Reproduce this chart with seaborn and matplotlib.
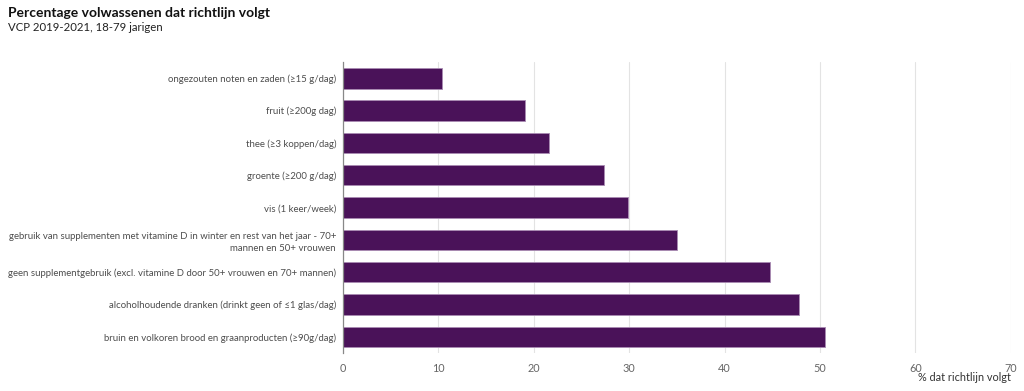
import numpy as np
import pandas as pd
import matplotlib
matplotlib.use("Agg")
import matplotlib.pyplot as plt
import seaborn as sns

categorieen = [
    "ongezouten noten en zaden (≥15 g/dag)",
    "fruit (≥200g dag)",
    "thee (≥3 koppen/dag)",
    "groente (≥200 g/dag)",
    "vis (1 keer/week)",
    "gebruik van supplementen met vitamine D in winter en rest van het jaar - 70+\nmannen en 50+ vrouwen",
    "geen supplementgebruik (excl. vitamine D door 50+ vrouwen en 70+ mannen)",
    "alcoholhoudende dranken (drinkt geen of ≤1 glas/dag)",
    "bruin en volkoren brood en graanproducten (≥90g/dag)",
]
percentages = [10.4, 19.1, 21.6, 27.4, 29.9, 35.0, 44.8, 47.8, 50.5]
x_ticks = [0, 10, 20, 30, 40, 50, 60, 70]

df = pd.DataFrame({"categorie": categorieen, "percentage": percentages})

sns.set_theme(style="white")
plt.rcParams["font.family"] = ["Lato", "DejaVu Sans"]

fig = plt.figure(figsize=(10.24, 3.91), dpi=100)
ax = fig.add_axes([0.335, 0.097, 0.652, 0.744])

sns.barplot(data=df, y="categorie", x="percentage", color="#4a1259",
            edgecolor="#a98bb3", linewidth=0.6, width=0.63, saturation=1, ax=ax)

ax.set_xlim(0, 70)
ax.set_xticks(x_ticks)
ax.set_ylim(len(categorieen) - 0.5, -0.5)
ax.xaxis.grid(True, color="#e3e3e3", linewidth=0.8)
ax.set_axisbelow(True)

for s in ["top", "right", "bottom"]:
    ax.spines[s].set_visible(False)
ax.spines["left"].set_color("#888888")
ax.spines["left"].set_linewidth(0.9)

ax.tick_params(axis="x", length=0, labelsize=7.8, labelcolor="#666666", pad=7)
ax.tick_params(axis="y", which="major", length=0, labelsize=6.9, labelcolor="#4d4d4d", pad=5)
ax.set_yticks(np.arange(-0.5, len(categorieen), 1.0), minor=True)
ax.tick_params(axis="y", which="minor", length=4, width=0.9, color="#888888", direction="out")
for lbl in ax.get_yticklabels():
    lbl.set_horizontalalignment("right")
    lbl.set_multialignment("right")
    lbl.set_linespacing(1.5)

ax.set_ylabel("")
ax.set_xlabel("")
fig.text(0.987, 0.02, "% dat richtlijn volgt", ha="right", va="bottom",
         fontsize=7.8, color="#333333")

fig.text(0.008, 0.967, "Percentage volwassenen dat richtlijn volgt", ha="left", va="center",
         fontsize=10, fontweight="bold", color="#111111")
fig.text(0.008, 0.93, "VCP 2019-2021, 18-79 jarigen", ha="left", va="center",
         fontsize=8.2, color="#222222")

fig.savefig("out.png", dpi=100)
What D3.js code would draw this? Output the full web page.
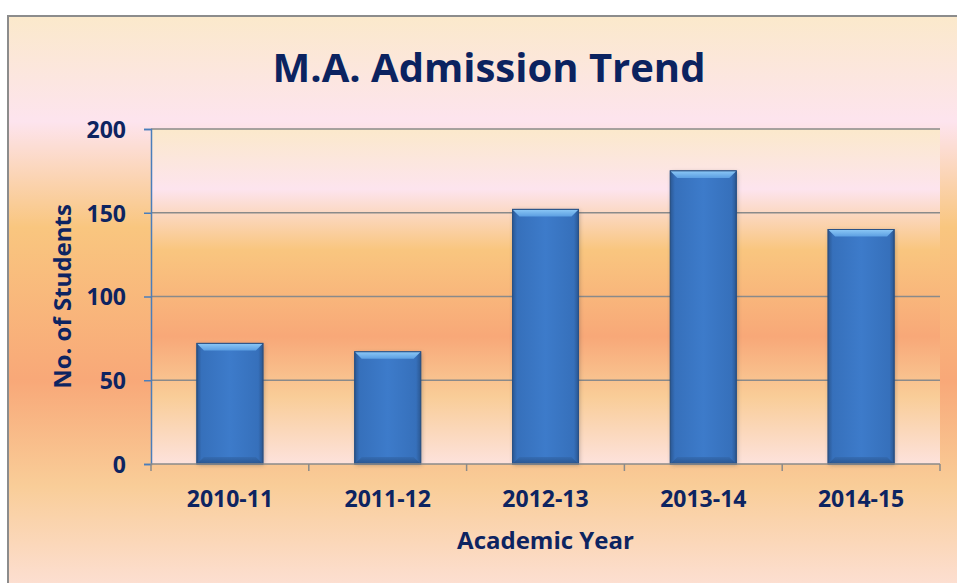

-*-

▸ Work required:
In the data above, please extract the lines from the first one through the line with "ax.set_axisbelow(True)", exactly, and keep pictures out.

▸ Solution below:
Reproduce this chart with seaborn and matplotlib.
import numpy as np
import pandas as pd
import matplotlib
matplotlib.use("Agg")
import matplotlib.pyplot as plt
import seaborn as sns

categorieen = [
    "ongezouten noten en zaden (≥15 g/dag)",
    "fruit (≥200g dag)",
    "thee (≥3 koppen/dag)",
    "groente (≥200 g/dag)",
    "vis (1 keer/week)",
    "gebruik van supplementen met vitamine D in winter en rest van het jaar - 70+\nmannen en 50+ vrouwen",
    "geen supplementgebruik (excl. vitamine D door 50+ vrouwen en 70+ mannen)",
    "alcoholhoudende dranken (drinkt geen of ≤1 glas/dag)",
    "bruin en volkoren brood en graanproducten (≥90g/dag)",
]
percentages = [10.4, 19.1, 21.6, 27.4, 29.9, 35.0, 44.8, 47.8, 50.5]
x_ticks = [0, 10, 20, 30, 40, 50, 60, 70]

df = pd.DataFrame({"categorie": categorieen, "percentage": percentages})

sns.set_theme(style="white")
plt.rcParams["font.family"] = ["Lato", "DejaVu Sans"]

fig = plt.figure(figsize=(10.24, 3.91), dpi=100)
ax = fig.add_axes([0.335, 0.097, 0.652, 0.744])

sns.barplot(data=df, y="categorie", x="percentage", color="#4a1259",
            edgecolor="#a98bb3", linewidth=0.6, width=0.63, saturation=1, ax=ax)

ax.set_xlim(0, 70)
ax.set_xticks(x_ticks)
ax.set_ylim(len(categorieen) - 0.5, -0.5)
ax.xaxis.grid(True, color="#e3e3e3", linewidth=0.8)
ax.set_axisbelow(True)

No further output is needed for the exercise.